Zusätzlich hatte ein Bündnis aus Umwelt- und Wohlfahrtsverbänden sowie Gewerkschaften eine gemeinsame Erklärung zur Reform des öffentlich-rechtlichen Rundfunks verabschiedet. In ihr wurde ebenfalls der fehlende Staatsvertrag zur Rundfunkfinanzierung kritisiert und sich gegenüber den Plänen der Ministerpräsidentinnen und Ministerpräsidenten skeptisch gezeigt. Der ver.di-Vorsitzende Frank Werneke – Mitunterzeichner der Erklärung – sagte: „Publizistische Vielfalt wird zerstört, ohne zu wissen, ob es überhaupt zu relevanten Kosteneinsparungen kommen wird. Von einer Absicht, die Öffentlich-Rechtlichen qualitativ zu stärken, ist nichts zu erkennen.“
Dem Bündnis zufolge bedroht die Reform die publizistische Eigenständigkeit wie auch die redaktionelle Gestaltungsfreiheit der Rundfunkanstalten. In der Folge reduziere sich die Angebotsvielfalt und das Programm verlöre an Nutzen und Relevanz für die Gesellschaft. Auch kritisiert das Bündnis die Sparpläne bei Informations- und Bildungsangeboten und im Angebot für junge Menschen als politisch falsches Signal.

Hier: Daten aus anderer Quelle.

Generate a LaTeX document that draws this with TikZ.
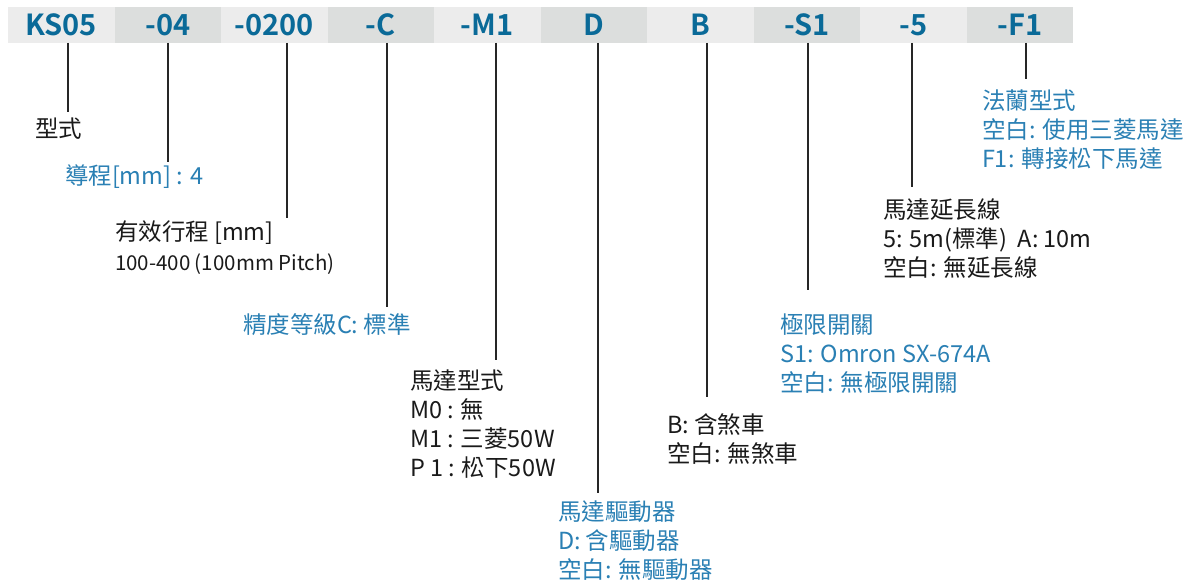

Die Kürzungen wären ein Schlag gegen die ausgewogene Berichterstattung kritisierte auch die Kampagnenorganisation Campact in einem Aufruf zur Unterstützung von ARD und ZDF. Mehrere öffentlich-rechtliche TV-Kanäle und 20 Radioprogramme zu streichen, um Kosten zu sparen, sei ein Fehler. Die Programme unter dem Dach von ARD, ZDF und Deutschlandradio erreichten Millionen Menschen im ganzen Land. Für viele seien sie die erste Quelle für Nachrichten, Informationen und Unterhaltung. Die Bedeutung für die öffentliche Meinung sei enorm. Eine Reform von ARD und ZDF dürfe nicht zulasten der Programmvielfalt gehen. „Eine vielfältige Medienlandschaft, die unabhängig und differenziert über aktuelle Themen berichtet und unterschiedliche Meinungen wiedergibt, ist ein wirksames Mittel gegen Desinformation und Stimmungsmache.“ Über 500.000 Menschen hatten bei Campact unter: „Fakten statt Fake News: ARD und ZDF schützen!“ unterschrieben.
So viel ist sicher, je mehr Sender abgeschaltet werden, umso weniger politische Magazine, wertvolle Hintergrundberichte, Reportagen, Bildung und Dokumentation gibt es noch. Doch je weniger unabhängige Berichterstattung es gibt, desto leichter können Feinde der Demokratie ihre Ideologie verbreiten. Mit dem Schlagwort „Lügenpresse“ greifen AfD und Co schon seit langem das Image des öffentlich-rechtlichen Rundfunks an.